Tucker Shelton M.A., E-RYT 500 has been studying yoga for nine years and teaching for eight. His style is lighthearted but deeply transformative. He holds 780 RYT training hours in Hatha, Ashtanga, Yin, Restorative, Bhakti Vinyasa, Vini, Senior, Therapeutic, Children's, Pre/Postnatal, Vinyasa Krama, Anusara, Shadow, and Kaula Tantra Yoga forms. He has also studied 200 hours of Thai Yoga Massage in Chiang Mai, Thailand and has a Masters with Honors in Contemplative Religious Studies and Sanskrit Language from Naropa University in Boulder, CO. He has taught and studied throughout the United States and around the world, from New Zealand to India to Mexico.

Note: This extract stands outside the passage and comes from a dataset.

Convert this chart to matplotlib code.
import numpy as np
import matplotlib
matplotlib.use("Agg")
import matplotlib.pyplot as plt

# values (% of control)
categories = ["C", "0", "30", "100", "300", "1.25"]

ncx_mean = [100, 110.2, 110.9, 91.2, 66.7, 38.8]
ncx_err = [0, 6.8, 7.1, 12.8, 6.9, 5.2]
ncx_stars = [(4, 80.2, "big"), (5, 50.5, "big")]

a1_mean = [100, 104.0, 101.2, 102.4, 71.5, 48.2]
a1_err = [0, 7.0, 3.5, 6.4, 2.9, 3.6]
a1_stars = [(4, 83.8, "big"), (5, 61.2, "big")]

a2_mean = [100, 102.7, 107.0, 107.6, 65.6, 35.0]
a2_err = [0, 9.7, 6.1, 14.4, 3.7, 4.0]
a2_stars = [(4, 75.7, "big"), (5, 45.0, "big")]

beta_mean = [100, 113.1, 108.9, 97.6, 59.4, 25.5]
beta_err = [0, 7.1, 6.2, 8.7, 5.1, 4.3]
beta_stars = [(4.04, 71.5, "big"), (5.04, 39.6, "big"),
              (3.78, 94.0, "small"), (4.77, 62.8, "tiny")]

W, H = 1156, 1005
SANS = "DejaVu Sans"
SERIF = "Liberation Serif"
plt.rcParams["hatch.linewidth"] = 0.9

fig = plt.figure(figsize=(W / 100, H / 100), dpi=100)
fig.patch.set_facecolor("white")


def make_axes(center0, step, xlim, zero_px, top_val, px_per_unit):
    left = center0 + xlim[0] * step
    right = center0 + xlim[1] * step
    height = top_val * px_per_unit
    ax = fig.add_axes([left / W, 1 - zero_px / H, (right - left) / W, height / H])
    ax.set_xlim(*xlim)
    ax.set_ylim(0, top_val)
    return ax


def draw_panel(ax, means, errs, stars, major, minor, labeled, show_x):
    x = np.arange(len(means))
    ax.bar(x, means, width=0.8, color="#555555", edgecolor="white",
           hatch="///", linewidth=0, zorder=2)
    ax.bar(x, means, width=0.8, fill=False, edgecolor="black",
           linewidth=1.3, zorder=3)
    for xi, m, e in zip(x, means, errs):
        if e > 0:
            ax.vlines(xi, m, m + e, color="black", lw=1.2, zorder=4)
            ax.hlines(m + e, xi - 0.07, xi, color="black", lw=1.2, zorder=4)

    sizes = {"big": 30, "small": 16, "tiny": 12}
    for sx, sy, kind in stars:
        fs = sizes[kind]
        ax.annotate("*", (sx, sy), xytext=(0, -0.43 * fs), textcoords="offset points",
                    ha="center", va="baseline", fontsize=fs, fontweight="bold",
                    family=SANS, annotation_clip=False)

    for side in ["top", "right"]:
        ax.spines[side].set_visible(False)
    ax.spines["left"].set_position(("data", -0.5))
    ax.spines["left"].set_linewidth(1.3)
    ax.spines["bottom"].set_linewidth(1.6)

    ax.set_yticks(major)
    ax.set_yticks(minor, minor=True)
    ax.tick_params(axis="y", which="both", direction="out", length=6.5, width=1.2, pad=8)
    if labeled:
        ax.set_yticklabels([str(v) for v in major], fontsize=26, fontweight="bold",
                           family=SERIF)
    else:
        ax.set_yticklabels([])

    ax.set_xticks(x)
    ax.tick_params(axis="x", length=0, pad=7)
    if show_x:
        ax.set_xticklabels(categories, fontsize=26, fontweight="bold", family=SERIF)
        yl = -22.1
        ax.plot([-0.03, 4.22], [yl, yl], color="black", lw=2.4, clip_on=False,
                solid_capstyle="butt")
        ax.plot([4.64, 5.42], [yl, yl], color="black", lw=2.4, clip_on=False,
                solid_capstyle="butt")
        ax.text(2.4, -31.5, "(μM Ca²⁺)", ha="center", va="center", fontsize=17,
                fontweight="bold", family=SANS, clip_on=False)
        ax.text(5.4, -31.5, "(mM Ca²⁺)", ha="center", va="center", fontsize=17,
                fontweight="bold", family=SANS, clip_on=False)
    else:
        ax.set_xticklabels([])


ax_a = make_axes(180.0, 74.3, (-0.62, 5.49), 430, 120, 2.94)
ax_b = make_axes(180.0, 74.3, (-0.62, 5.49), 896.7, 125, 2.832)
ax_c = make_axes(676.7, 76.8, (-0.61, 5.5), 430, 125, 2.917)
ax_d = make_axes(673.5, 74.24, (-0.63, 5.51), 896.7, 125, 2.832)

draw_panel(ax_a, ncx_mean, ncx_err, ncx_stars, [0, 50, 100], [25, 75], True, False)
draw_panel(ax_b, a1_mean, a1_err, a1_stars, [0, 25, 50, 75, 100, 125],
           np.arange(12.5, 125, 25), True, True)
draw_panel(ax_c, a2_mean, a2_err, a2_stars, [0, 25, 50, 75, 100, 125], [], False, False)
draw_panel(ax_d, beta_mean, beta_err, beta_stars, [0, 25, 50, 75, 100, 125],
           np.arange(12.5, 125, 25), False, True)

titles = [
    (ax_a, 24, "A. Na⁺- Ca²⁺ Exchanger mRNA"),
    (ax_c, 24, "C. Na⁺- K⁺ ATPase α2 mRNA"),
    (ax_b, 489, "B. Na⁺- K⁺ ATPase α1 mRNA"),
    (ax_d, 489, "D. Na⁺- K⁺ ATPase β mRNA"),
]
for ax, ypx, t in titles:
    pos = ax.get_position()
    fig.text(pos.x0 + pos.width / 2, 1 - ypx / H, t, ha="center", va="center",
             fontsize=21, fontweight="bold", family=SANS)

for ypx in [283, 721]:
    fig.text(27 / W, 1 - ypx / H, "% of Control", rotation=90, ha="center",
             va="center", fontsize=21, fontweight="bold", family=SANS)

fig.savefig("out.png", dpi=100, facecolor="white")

Tucker's teaching style is to guide students carefully and gracefully into their bodies, offering many levels of mental, physical, and spiritual practices according to the needs and openness of the individual. His specialization is in what he terms "Longevity Yoga," or teaching sequences that are safe and powerful for yogis/yoginis to practice sustainably for the rest of their lives. Tucker is a sensitive, kind, and playful guide for those on the yoga path. He imbues his classes with love and insight and seeks to improve the lives of those with whom he shares his gifts.
Class Schedule for Tucker
|Friday September 22||12:30 - 1:45 pm||WARM Flow & Yin|
|Friday September 22||5:45 - 7:00 pm||*Yin|
|Saturday September 23||12:30 - 1:45 pm||Flow & Yin|
|Saturday September 23||4:00 - 5:15 pm||WARM Flow & Yin|
|Tuesday September 26||4:00 - 5:15 pm||WARM Flow & Yin|
*Recommended for Beginners
Gentle indicates the class is not vigorous, but slow and soothing, perfect for those wanting a more relaxed and softer practice. Also excellent for beginners, the elderly, and pregnant women.

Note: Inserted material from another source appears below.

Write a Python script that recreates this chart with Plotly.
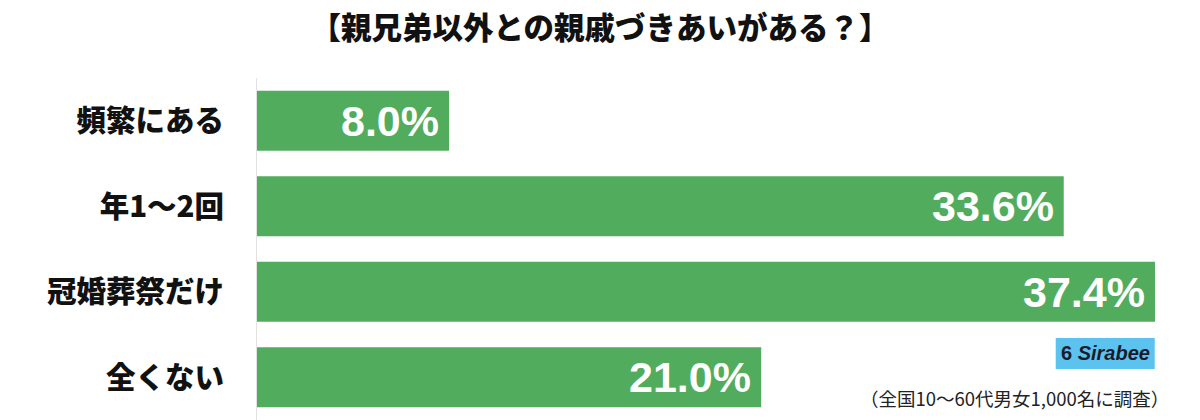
import plotly.graph_objects as go

categories = ["頻繁にある", "年1〜2回", "冠婚葬祭だけ", "全くない"]
values = [8.0, 33.6, 37.4, 21.0]
value_labels = ["8.0%", "33.6%", "37.4%", "21.0%"]
title_text = "【親兄弟以外との親戚づきあいがある？】"
footnote = "（全国10〜60代男女1,000名に調査）"
brand = "Sirabee"

BAR = "#52AC5E"
JP = "Noto Sans CJK JP"

fig = go.Figure()
fig.add_trace(go.Bar(
    x=values, y=categories, orientation="h",
    marker=dict(color=BAR, line=dict(width=0)),
    hoverinfo="skip",
))

for v, c, t in zip(values, categories, value_labels):
    fig.add_annotation(
        x=v, y=c, xref="x", yref="y", text=t, showarrow=False,
        xanchor="right", yanchor="middle", xshift=-8,
        font=dict(family="Liberation Sans", size=43, color="white", weight="bold"),
    )

# Logo box
fig.add_shape(type="rect", xref="paper", yref="paper",
              x0=0.847, x1=0.952, y0=0.149, y1=0.240,
              fillcolor="#5CC3EE", line=dict(width=0), layer="above")
fig.add_annotation(
    xref="paper", yref="paper", x=0.8995, y=0.1945,
    text="<b>6</b> <b><i>" + brand + "</i></b>", showarrow=False,
    xanchor="center", yanchor="middle",
    font=dict(family="Liberation Sans", size=20, color="#1b1b2b"),
)
fig.add_annotation(
    xref="paper", yref="paper", x=0.969, y=0.064,
    text=footnote, showarrow=False, xanchor="right", yanchor="middle",
    font=dict(family=JP, size=18.5, color="#222222"),
)

fig.update_layout(
    width=1200, height=420,
    margin=dict(l=257, r=0, t=78, b=0, pad=0),
    paper_bgcolor="white", plot_bgcolor="white",
    bargap=0.297,
    showlegend=False,
    title=dict(text=title_text, x=0.5, xanchor="center", y=1 - 28 / 420,
               yanchor="middle", yref="container",
               font=dict(family=JP, size=30.5, color="#111111", weight=900)),
    xaxis=dict(range=[0, 943 / 24.01], visible=False, fixedrange=True),
    yaxis=dict(autorange="reversed", showline=True, linecolor="#e2e2e2",
               linewidth=1, showgrid=False, zeroline=False, ticks="",
               ticklabelstandoff=26,
               tickfont=dict(family=JP, size=29.5, color="#111111", weight=900),
               fixedrange=True),
)

fig.write_html("out.html")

Power indicates a vigorous practice that will challenge and energize you with its focus on building strength and concentration as you flow through powerful, flowing sequences. This type of class is meant to challenge you and your existing practice, make you sweat, have some fun, and try and inversion (or three!). Not recommended for beginners who do not have a basic knowledge of yoga postures.
Warm classes allow the body’s tissues to soften more deeply, as the room is kept between 80-89 degrees.
Hot classes involve a dynamic and challenging practice in a room heated to 90 degrees or above. You will sweat, so please bring your own mat, water bottle, and towel. First time students are discouraged from attending HOT classes, as they tend to be fast-paced, and are meant for those already familiar with basic postures.